If it achieves the targets outlined in its Energy Development Strategy Plan, it will become the world’s nuclear energy leader. If Chinese President Xi Jinping and his administration decide to press on, China will be solidly on track to dominate the nuclear landscape.
In 2005, China began an aggressive increase in nuclear generating capacity, with a 15-year trajectory in mind. That has the country’s energy future set to reach a crossroads in 2020, when the Communist Party will craft its 14th Five Year Plan.
- China is the world’s largest consumer of energy, but in transitioning to a more sustainable pattern of economic growth, its government has committed to moving away from coal toward cleaner, lower carbon fuels.
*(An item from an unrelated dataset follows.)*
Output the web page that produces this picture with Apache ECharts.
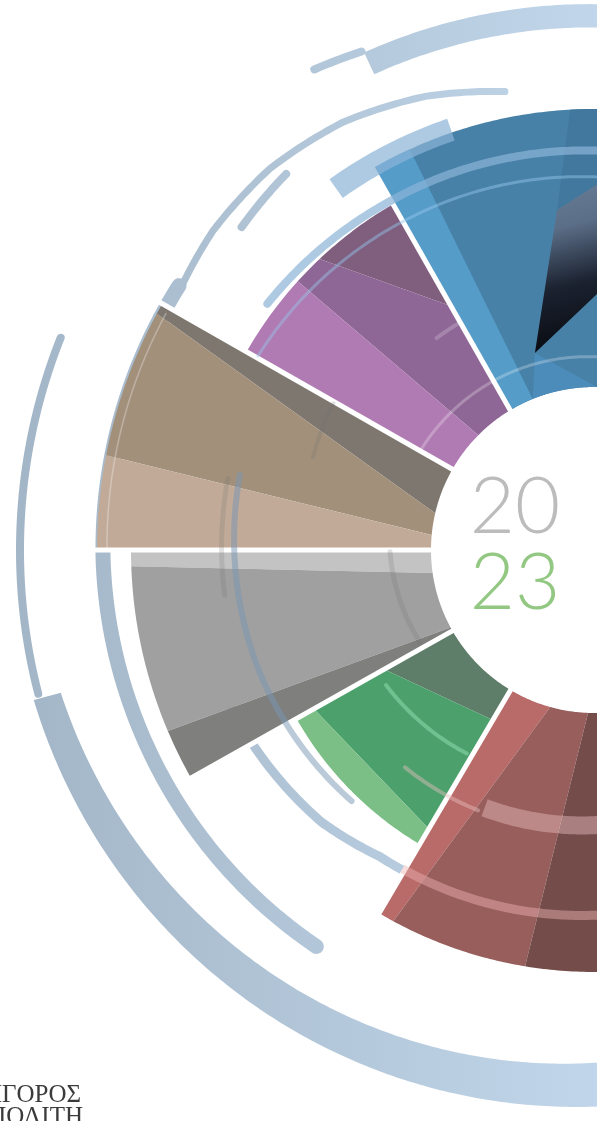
<!DOCTYPE html>
<html><head><meta charset="utf-8">
<script src="https://cdn.jsdelivr.net/npm/echarts@6/dist/echarts.min.js"></script>
<style>html,body{margin:0;padding:0;background:#fff;overflow:hidden}#c{width:597px;height:1121px}</style>
</head><body><div id="c"></div>
<script>
// Polar values: [angle in degrees (counter-clockwise from east), radius, arc-to-next flag]
const blueSegments = [
  [[121.0,163,0],[120.1,441,1],[80,441,0],[80,163,1]],
  [[93.1,441,1],[80,441,0],[80,360,0],[96.2,342,0]],
  [[106.7,205.6,0],[112.1,163,1],[88.9,163,0]],
  [[121.0,163,0],[120.1,441,1],[114.7,441,0],[112.1,163,1]],
  [[106.7,205.6,0],[96.2,342,0],[88,372,0],[88,262,0]]
];
const purpleSegments = [
  [[120.25,400,1],[133.3,400,0],[120.6,284,0]],
  [[120.6,284,0],[133.3,400,1],[137.8,400,0],[135.2,163,1],[121.0,163,0]],
  [[137.8,400,1],[150.3,400,0],[150.3,163,1],[135.2,163,0]]
];
const beigeSegments = [
  [[150.3,497,1],[151.6,497,0],[167,163,1],[150.3,163,0]],
  [[151.6,497,1],[169,497,0],[174.7,163,1],[167,163,0]],
  [[169,497,1],[180,497,0],[180,163,1],[174.7,163,0]]
];
const graySegments = [
  [[180,463,1],[182,463,0],[188.1,163,1],[180,163,0]],
  [[182,463,1],[203,463,0],[208.4,163,1],[188.1,163,0]],
  [[203,463,1],[209.5,463,0],[209.8,163,1],[208.4,163,0]]
];
const greenSegments = [
  [[209.8,163,0],[209.7,241,0],[239.2,198,0],[239.2,163,1]],
  [[209.7,241,0],[209.6,322,0],[239.3,324,0],[239.2,198,0]],
  [[209.6,322,0],[209.6,342,1],[239.3,342,0],[239.3,324,0]]
];
const redSegments = [
  [[239.2,163,0],[239.4,422,1],[241.6,422,0],[254.4,163,1]],
  [[241.6,422,1],[260.6,422,0],[267.9,163,1],[254.4,163,0]],
  [[260.6,422,1],[300,422,0],[300,163,1],[267.9,163,0]]
];
// gaps between groups: [angle, radius] inner -> outer
const separators = [
  [[121.0,158],[120.1,446]],
  [[150.3,158],[150.3,503]],
  [[180,158],[180,503]],
  [[209.75,158],[209.5,468]],
  [[239.2,158],[239.4,427]]
];
// decorative rings: bands [a1, a2, rIn1, rOut1, rIn2, rOut2]
const ringBands = [
  [114.8, 80, 524, 548, 522, 545],
  [195, 285, 552, 580, 505, 552]
];
// decorative strokes under the wedges: control points [angle, radius]
const ringStrokesUnder = [
  [[158.3,574],[194.5,574]],
  [[120.2,556],[115,550]],
  [[147.5,492],[181,491],[235,484]],
  [[147.9,489],[140.1,497],[130.3,500.5],[120.4,496],[110.4,484],[101,467]],
  [[137.5,478],[129.3,486]],
  [[199,398],[225,385],[235,374],[285,362]]
];
const ringStrokesUnderWidth = [8, 8, 15, 7, 8, 9];
// decorative strokes over the wedges
const ringStrokesOver = [
  [[143,409],[120,404],[80,398]],
  [[125.5,444],[108.8,444]],
  [[150,388],[120,380],[85,372]],
  [[150,200],[88,193]],
  [[169,373],[187,372]],
  [[168,362],[200,356],[226,349]],
  [[213,248],[238,240]],
  [[229,288],[246,285]],
  [[247,280],[285,272]],
  [[239,372],[285,362]],
  [[151,489],[180,487]],
  [[150.6,299],[161.7,296]],
  [[126.6,264],[120.8,264]],
  [[180.5,204],[208,197]]
];
const ringStrokesOverWidth = [8, 23, 3, 3, 5, 6, 4, 4, 18, 9, 1.5, 4, 4, 5];
const yearTop = '20';
const yearBottom = '23';
const orgLines = ['ΣΥΝΗΓΟΡΟΣ', 'ΤΟΥ ΠΟΛΙΤΗ'];

const groups = [blueSegments, purpleSegments, beigeSegments, graySegments, greenSegments, redSegments];
const wedgeGrad = new echarts.graphic.LinearGradient(0, 0, 0.6, 1, [
  {offset:0,color:'#6c7f98'},{offset:0.3,color:'#5b6e87'},{offset:0.62,color:'#1b2230'},{offset:1,color:'#07090e'}]);
const groupColors = [
  ['#4781a8','#42789d','#4c8cba','#569cc9', wedgeGrad],
  ['#7f5e7e','#8f6796','#b07bb3'],
  ['#7d776f','#a2907b','#c1ab98'],
  ['#c3c3c3','#a0a0a0','#7f807e'],
  ['#5f7e69','#4ba06c','#7bbf86'],
  ['#b86b69','#975e5c','#744d4b']
];
const paleGrad = new echarts.graphic.LinearGradient(0, 0, 597, 0,
  [{offset:0,color:'#a2b5c6'},{offset:1,color:'#c1d6ea'}], true);
const overColors = ['rgba(140,180,215,0.7)','rgba(140,180,215,0.7)','rgba(150,200,235,0.45)','rgba(255,255,255,0.25)',
  'rgba(110,110,110,0.2)','rgba(120,150,180,0.5)','rgba(150,225,180,0.5)','rgba(230,190,190,0.45)',
  'rgba(235,190,190,0.45)','rgba(240,180,180,0.45)','rgba(255,255,255,0.3)',
  'rgba(110,110,110,0.2)','rgba(255,255,255,0.2)','rgba(110,110,110,0.2)'];
const overCaps = ['round','butt','round','round','round','round','round','round','butt','butt','butt','round','round','round'];

function sampleLine(api, pts) {
  const out = [];
  for (let i = 0; i < pts.length - 1; i++) {
    const a = pts[i], b = pts[i+1];
    const n = Math.max(2, Math.ceil(Math.abs(b[0]-a[0]) / 0.5));
    for (let k = 0; k < n; k++) {
      const t = k / n;
      out.push(api.coord([a[1] + (b[1]-a[1])*t, a[0] + (b[0]-a[0])*t]));
    }
  }
  const last = pts[pts.length-1];
  out.push(api.coord([last[1], last[0]]));
  return out;
}
function polyPoints(api, verts) {
  const out = [];
  for (let i = 0; i < verts.length; i++) {
    const v = verts[i], w = verts[(i+1) % verts.length];
    if (v[2]) {
      const n = Math.max(2, Math.ceil(Math.abs(w[0]-v[0]) / 0.5));
      for (let k = 0; k < n; k++) {
        const t = k / n;
        out.push(api.coord([v[1] + (w[1]-v[1])*t, v[0] + (w[0]-v[0])*t]));
      }
    } else out.push(api.coord([v[1], v[0]]));
  }
  return out;
}

const pieceData = [];
groups.forEach((g, gi) => g.forEach((p, pi) => pieceData.push([0, 0, gi, pi])));

const option = {
  animation: false,
  polar: { center: [594, 550], radius: [0, 600] },
  angleAxis: { type: 'value', min: 0, max: 360, startAngle: 0, clockwise: false, show: false },
  radiusAxis: { type: 'value', min: 0, max: 600, show: false },
  series: [
    { type: 'custom', coordinateSystem: 'polar', silent: true,
      data: ringBands.map((b, i) => [0, 0, i]),
      renderItem: (params, api) => {
        const b = ringBands[api.value(2)];
        const outer = sampleLine(api, [[b[0], b[3]], [b[1], b[5]]]);
        const inner = sampleLine(api, [[b[1], b[4]], [b[0], b[2]]]);
        return { type: 'polygon', shape: { points: outer.concat(inner) }, style: { fill: paleGrad } };
      } },
    { type: 'custom', coordinateSystem: 'polar', silent: true,
      data: ringStrokesUnder.map((b, i) => [0, 0, i]),
      renderItem: (params, api) => {
        const i = api.value(2);
        return { type: 'polyline', shape: { points: sampleLine(api, ringStrokesUnder[i]) },
          style: { stroke: paleGrad, lineWidth: ringStrokesUnderWidth[i], lineCap: 'round', lineJoin: 'round', fill: null } };
      } },
    { type: 'custom', coordinateSystem: 'polar', silent: true,
      data: pieceData,
      renderItem: (params, api) => {
        const gi = api.value(2), pi = api.value(3);
        return { type: 'polygon', shape: { points: polyPoints(api, groups[gi][pi]) },
          style: { fill: groupColors[gi][pi] } };
      } },
    { type: 'custom', coordinateSystem: 'polar', silent: true,
      data: separators.map((s, i) => [0, 0, i]),
      renderItem: (params, api) => {
        const s = separators[api.value(2)];
        const p1 = api.coord([s[0][1], s[0][0]]), p2 = api.coord([s[1][1], s[1][0]]);
        return { type: 'line', shape: { x1: p1[0], y1: p1[1], x2: p2[0], y2: p2[1] },
          style: { stroke: '#ffffff', lineWidth: 5 } };
      } },
    { type: 'custom', coordinateSystem: 'polar', silent: true,
      data: ringStrokesOver.map((b, i) => [0, 0, i]),
      renderItem: (params, api) => {
        const i = api.value(2);
        return { type: 'polyline', shape: { points: sampleLine(api, ringStrokesOver[i]) },
          style: { stroke: overColors[i], lineWidth: ringStrokesOverWidth[i], lineCap: overCaps[i], fill: null } };
      } }
  ],
  graphic: [
    { type: 'text', x: 515, y: 508, style: { text: yearTop, font: '300 78px Lato', fill: '#bcbcbc', align: 'center', verticalAlign: 'middle' } },
    { type: 'text', x: 515, y: 584, style: { text: yearBottom, font: '300 78px Lato', fill: '#93c882', align: 'center', verticalAlign: 'middle' } },
    { type: 'text', x: 81, y: 1095, style: { text: orgLines[0], font: '25px "Liberation Serif"', fill: '#3b3b3b', align: 'right', verticalAlign: 'middle' } },
    { type: 'text', x: 83, y: 1117, style: { text: orgLines[1], font: '25px "Liberation Serif"', fill: '#3b3b3b', align: 'right', verticalAlign: 'middle' } }
  ]
};
const chart = echarts.init(document.getElementById('c'));
chart.setOption(option);
</script></body></html>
- The country’s nuclear sector relies almost exclusively on light water reactors, long considered “a safe bet” and the international norm for nuclear power, according to Mark Hibbs, a senior fellow in Carnegie’s Nuclear Policy Program. But since the 1980s, China has been engaging in research and development of fast-neutron reactors which are vastly more efficient.
- Until now, no country has succeeded in bringing this technology to an industrial scale because of the complexity, high costs and safety risks. In fact, most countries have suspended development of fast-neutron reactors for the last 15 years. So if China were to successfully convert its R&D into commercial deployment, it would significantly change the landscape of nuclear energy.